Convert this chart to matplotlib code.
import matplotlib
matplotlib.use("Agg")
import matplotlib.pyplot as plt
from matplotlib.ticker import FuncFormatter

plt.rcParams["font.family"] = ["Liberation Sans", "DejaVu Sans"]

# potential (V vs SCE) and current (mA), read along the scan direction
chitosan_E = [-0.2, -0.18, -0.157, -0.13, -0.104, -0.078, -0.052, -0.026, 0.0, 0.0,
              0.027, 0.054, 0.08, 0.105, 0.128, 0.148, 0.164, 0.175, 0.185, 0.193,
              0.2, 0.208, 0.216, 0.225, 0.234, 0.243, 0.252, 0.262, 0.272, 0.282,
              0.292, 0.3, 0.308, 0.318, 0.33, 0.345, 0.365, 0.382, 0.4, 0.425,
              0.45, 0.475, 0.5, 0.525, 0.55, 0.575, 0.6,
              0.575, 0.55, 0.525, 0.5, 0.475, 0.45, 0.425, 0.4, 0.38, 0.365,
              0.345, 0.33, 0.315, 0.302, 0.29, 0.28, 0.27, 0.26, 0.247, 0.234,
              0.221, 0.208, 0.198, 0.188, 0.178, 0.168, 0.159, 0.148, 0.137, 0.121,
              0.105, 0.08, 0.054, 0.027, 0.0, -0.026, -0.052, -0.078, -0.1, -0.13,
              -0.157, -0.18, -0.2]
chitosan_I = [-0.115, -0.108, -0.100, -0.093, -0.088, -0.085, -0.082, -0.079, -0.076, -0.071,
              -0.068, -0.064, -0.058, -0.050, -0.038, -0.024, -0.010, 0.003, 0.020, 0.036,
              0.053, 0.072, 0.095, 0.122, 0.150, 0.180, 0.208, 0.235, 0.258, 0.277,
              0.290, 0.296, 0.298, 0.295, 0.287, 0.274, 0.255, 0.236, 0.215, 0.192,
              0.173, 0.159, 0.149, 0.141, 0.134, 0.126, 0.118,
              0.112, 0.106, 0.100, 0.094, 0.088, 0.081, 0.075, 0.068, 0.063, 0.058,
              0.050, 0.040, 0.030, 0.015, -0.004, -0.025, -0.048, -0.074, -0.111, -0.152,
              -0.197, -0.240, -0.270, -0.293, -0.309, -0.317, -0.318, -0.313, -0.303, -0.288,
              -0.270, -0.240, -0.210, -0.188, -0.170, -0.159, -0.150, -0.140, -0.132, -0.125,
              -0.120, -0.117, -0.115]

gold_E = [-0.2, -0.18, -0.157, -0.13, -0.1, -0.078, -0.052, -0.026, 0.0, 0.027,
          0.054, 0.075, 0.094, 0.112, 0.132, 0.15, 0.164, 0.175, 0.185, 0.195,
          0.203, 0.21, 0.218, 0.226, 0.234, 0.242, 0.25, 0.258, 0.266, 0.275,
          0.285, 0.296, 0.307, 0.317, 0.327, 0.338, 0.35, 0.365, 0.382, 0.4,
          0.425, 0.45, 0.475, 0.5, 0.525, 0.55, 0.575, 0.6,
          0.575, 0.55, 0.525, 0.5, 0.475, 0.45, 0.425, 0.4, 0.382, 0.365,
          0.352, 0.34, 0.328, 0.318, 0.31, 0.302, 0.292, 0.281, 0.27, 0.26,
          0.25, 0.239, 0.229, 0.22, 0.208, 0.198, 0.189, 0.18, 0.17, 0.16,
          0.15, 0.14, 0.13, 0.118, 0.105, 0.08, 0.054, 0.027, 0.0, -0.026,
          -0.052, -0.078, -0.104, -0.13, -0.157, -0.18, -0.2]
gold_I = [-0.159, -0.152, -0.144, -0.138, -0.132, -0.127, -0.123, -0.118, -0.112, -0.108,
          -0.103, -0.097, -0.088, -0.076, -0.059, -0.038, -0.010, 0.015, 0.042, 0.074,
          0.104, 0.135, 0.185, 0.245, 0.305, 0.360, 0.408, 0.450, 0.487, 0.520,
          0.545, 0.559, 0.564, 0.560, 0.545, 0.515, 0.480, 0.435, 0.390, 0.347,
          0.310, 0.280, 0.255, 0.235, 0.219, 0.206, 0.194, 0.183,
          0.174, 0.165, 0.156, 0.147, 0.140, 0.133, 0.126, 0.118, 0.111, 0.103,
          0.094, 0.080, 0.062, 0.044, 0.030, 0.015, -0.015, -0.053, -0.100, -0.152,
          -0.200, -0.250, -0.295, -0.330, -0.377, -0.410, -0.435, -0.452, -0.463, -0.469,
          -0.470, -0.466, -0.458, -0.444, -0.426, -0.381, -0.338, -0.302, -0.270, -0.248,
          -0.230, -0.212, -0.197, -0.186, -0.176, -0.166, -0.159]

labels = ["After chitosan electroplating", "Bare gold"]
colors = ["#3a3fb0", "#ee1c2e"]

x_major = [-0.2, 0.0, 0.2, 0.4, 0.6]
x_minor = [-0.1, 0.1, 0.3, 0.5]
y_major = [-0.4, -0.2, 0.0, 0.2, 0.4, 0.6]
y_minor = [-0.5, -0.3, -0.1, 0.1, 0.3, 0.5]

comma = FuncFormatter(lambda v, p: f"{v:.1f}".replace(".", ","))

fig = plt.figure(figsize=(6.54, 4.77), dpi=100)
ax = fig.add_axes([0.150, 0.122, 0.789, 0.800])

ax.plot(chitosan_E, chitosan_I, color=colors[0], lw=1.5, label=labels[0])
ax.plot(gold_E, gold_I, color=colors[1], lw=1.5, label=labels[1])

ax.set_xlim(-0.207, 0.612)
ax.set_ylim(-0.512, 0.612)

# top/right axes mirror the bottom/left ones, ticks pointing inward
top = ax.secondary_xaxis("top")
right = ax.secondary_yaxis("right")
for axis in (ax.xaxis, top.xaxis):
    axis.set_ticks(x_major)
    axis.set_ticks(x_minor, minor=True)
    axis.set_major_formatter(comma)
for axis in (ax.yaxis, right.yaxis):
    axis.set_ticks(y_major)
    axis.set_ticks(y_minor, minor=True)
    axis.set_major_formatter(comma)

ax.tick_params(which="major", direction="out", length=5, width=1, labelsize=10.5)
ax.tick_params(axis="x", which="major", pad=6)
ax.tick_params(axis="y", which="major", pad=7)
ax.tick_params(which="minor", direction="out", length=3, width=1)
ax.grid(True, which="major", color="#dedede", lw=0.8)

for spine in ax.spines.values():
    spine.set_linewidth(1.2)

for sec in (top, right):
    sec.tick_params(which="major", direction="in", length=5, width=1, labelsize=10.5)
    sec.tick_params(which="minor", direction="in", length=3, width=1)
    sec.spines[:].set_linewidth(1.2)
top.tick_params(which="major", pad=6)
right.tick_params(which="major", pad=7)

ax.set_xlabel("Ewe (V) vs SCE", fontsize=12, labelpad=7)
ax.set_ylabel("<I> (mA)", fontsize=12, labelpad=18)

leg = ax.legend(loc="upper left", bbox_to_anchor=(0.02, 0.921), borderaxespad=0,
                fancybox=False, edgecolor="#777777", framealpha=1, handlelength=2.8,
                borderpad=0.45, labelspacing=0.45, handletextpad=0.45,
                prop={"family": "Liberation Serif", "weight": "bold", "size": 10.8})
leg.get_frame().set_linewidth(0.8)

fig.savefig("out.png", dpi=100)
————————
WHAT IS BEING ASKED:
Reproduce every line of the data verbatim.

FINAL RESULT:
Convert this chart to matplotlib code.
import matplotlib
matplotlib.use("Agg")
import matplotlib.pyplot as plt
from matplotlib.ticker import FuncFormatter

plt.rcParams["font.family"] = ["Liberation Sans", "DejaVu Sans"]

# potential (V vs SCE) and current (mA), read along the scan direction
chitosan_E = [-0.2, -0.18, -0.157, -0.13, -0.104, -0.078, -0.052, -0.026, 0.0, 0.0,
              0.027, 0.054, 0.08, 0.105, 0.128, 0.148, 0.164, 0.175, 0.185, 0.193,
              0.2, 0.208, 0.216, 0.225, 0.234, 0.243, 0.252, 0.262, 0.272, 0.282,
              0.292, 0.3, 0.308, 0.318, 0.33, 0.345, 0.365, 0.382, 0.4, 0.425,
              0.45, 0.475, 0.5, 0.525, 0.55, 0.575, 0.6,
              0.575, 0.55, 0.525, 0.5, 0.475, 0.45, 0.425, 0.4, 0.38, 0.365,
              0.345, 0.33, 0.315, 0.302, 0.29, 0.28, 0.27, 0.26, 0.247, 0.234,
              0.221, 0.208, 0.198, 0.188, 0.178, 0.168, 0.159, 0.148, 0.137, 0.121,
              0.105, 0.08, 0.054, 0.027, 0.0, -0.026, -0.052, -0.078, -0.1, -0.13,
              -0.157, -0.18, -0.2]
chitosan_I = [-0.115, -0.108, -0.100, -0.093, -0.088, -0.085, -0.082, -0.079, -0.076, -0.071,
              -0.068, -0.064, -0.058, -0.050, -0.038, -0.024, -0.010, 0.003, 0.020, 0.036,
              0.053, 0.072, 0.095, 0.122, 0.150, 0.180, 0.208, 0.235, 0.258, 0.277,
              0.290, 0.296, 0.298, 0.295, 0.287, 0.274, 0.255, 0.236, 0.215, 0.192,
              0.173, 0.159, 0.149, 0.141, 0.134, 0.126, 0.118,
              0.112, 0.106, 0.100, 0.094, 0.088, 0.081, 0.075, 0.068, 0.063, 0.058,
              0.050, 0.040, 0.030, 0.015, -0.004, -0.025, -0.048, -0.074, -0.111, -0.152,
              -0.197, -0.240, -0.270, -0.293, -0.309, -0.317, -0.318, -0.313, -0.303, -0.288,
              -0.270, -0.240, -0.210, -0.188, -0.170, -0.159, -0.150, -0.140, -0.132, -0.125,
              -0.120, -0.117, -0.115]

gold_E = [-0.2, -0.18, -0.157, -0.13, -0.1, -0.078, -0.052, -0.026, 0.0, 0.027,
          0.054, 0.075, 0.094, 0.112, 0.132, 0.15, 0.164, 0.175, 0.185, 0.195,
          0.203, 0.21, 0.218, 0.226, 0.234, 0.242, 0.25, 0.258, 0.266, 0.275,
          0.285, 0.296, 0.307, 0.317, 0.327, 0.338, 0.35, 0.365, 0.382, 0.4,
          0.425, 0.45, 0.475, 0.5, 0.525, 0.55, 0.575, 0.6,
          0.575, 0.55, 0.525, 0.5, 0.475, 0.45, 0.425, 0.4, 0.382, 0.365,
          0.352, 0.34, 0.328, 0.318, 0.31, 0.302, 0.292, 0.281, 0.27, 0.26,
          0.25, 0.239, 0.229, 0.22, 0.208, 0.198, 0.189, 0.18, 0.17, 0.16,
          0.15, 0.14, 0.13, 0.118, 0.105, 0.08, 0.054, 0.027, 0.0, -0.026,
          -0.052, -0.078, -0.104, -0.13, -0.157, -0.18, -0.2]
gold_I = [-0.159, -0.152, -0.144, -0.138, -0.132, -0.127, -0.123, -0.118, -0.112, -0.108,
          -0.103, -0.097, -0.088, -0.076, -0.059, -0.038, -0.010, 0.015, 0.042, 0.074,
          0.104, 0.135, 0.185, 0.245, 0.305, 0.360, 0.408, 0.450, 0.487, 0.520,
          0.545, 0.559, 0.564, 0.560, 0.545, 0.515, 0.480, 0.435, 0.390, 0.347,
          0.310, 0.280, 0.255, 0.235, 0.219, 0.206, 0.194, 0.183,
          0.174, 0.165, 0.156, 0.147, 0.140, 0.133, 0.126, 0.118, 0.111, 0.103,
          0.094, 0.080, 0.062, 0.044, 0.030, 0.015, -0.015, -0.053, -0.100, -0.152,
          -0.200, -0.250, -0.295, -0.330, -0.377, -0.410, -0.435, -0.452, -0.463, -0.469,
          -0.470, -0.466, -0.458, -0.444, -0.426, -0.381, -0.338, -0.302, -0.270, -0.248,
          -0.230, -0.212, -0.197, -0.186, -0.176, -0.166, -0.159]

labels = ["After chitosan electroplating", "Bare gold"]
colors = ["#3a3fb0", "#ee1c2e"]

x_major = [-0.2, 0.0, 0.2, 0.4, 0.6]
x_minor = [-0.1, 0.1, 0.3, 0.5]
y_major = [-0.4, -0.2, 0.0, 0.2, 0.4, 0.6]
y_minor = [-0.5, -0.3, -0.1, 0.1, 0.3, 0.5]

comma = FuncFormatter(lambda v, p: f"{v:.1f}".replace(".", ","))

fig = plt.figure(figsize=(6.54, 4.77), dpi=100)
ax = fig.add_axes([0.150, 0.122, 0.789, 0.800])

ax.plot(chitosan_E, chitosan_I, color=colors[0], lw=1.5, label=labels[0])
ax.plot(gold_E, gold_I, color=colors[1], lw=1.5, label=labels[1])

ax.set_xlim(-0.207, 0.612)
ax.set_ylim(-0.512, 0.612)

# top/right axes mirror the bottom/left ones, ticks pointing inward
top = ax.secondary_xaxis("top")
right = ax.secondary_yaxis("right")
for axis in (ax.xaxis, top.xaxis):
    axis.set_ticks(x_major)
    axis.set_ticks(x_minor, minor=True)
    axis.set_major_formatter(comma)
for axis in (ax.yaxis, right.yaxis):
    axis.set_ticks(y_major)
    axis.set_ticks(y_minor, minor=True)
    axis.set_major_formatter(comma)

ax.tick_params(which="major", direction="out", length=5, width=1, labelsize=10.5)
ax.tick_params(axis="x", which="major", pad=6)
ax.tick_params(axis="y", which="major", pad=7)
ax.tick_params(which="minor", direction="out", length=3, width=1)
ax.grid(True, which="major", color="#dedede", lw=0.8)

for spine in ax.spines.values():
    spine.set_linewidth(1.2)

for sec in (top, right):
    sec.tick_params(which="major", direction="in", length=5, width=1, labelsize=10.5)
    sec.tick_params(which="minor", direction="in", length=3, width=1)
    sec.spines[:].set_linewidth(1.2)
top.tick_params(which="major", pad=6)
right.tick_params(which="major", pad=7)

ax.set_xlabel("Ewe (V) vs SCE", fontsize=12, labelpad=7)
ax.set_ylabel("<I> (mA)", fontsize=12, labelpad=18)

leg = ax.legend(loc="upper left", bbox_to_anchor=(0.02, 0.921), borderaxespad=0,
                fancybox=False, edgecolor="#777777", framealpha=1, handlelength=2.8,
                borderpad=0.45, labelspacing=0.45, handletextpad=0.45,
                prop={"family": "Liberation Serif", "weight": "bold", "size": 10.8})
leg.get_frame().set_linewidth(0.8)

fig.savefig("out.png", dpi=100)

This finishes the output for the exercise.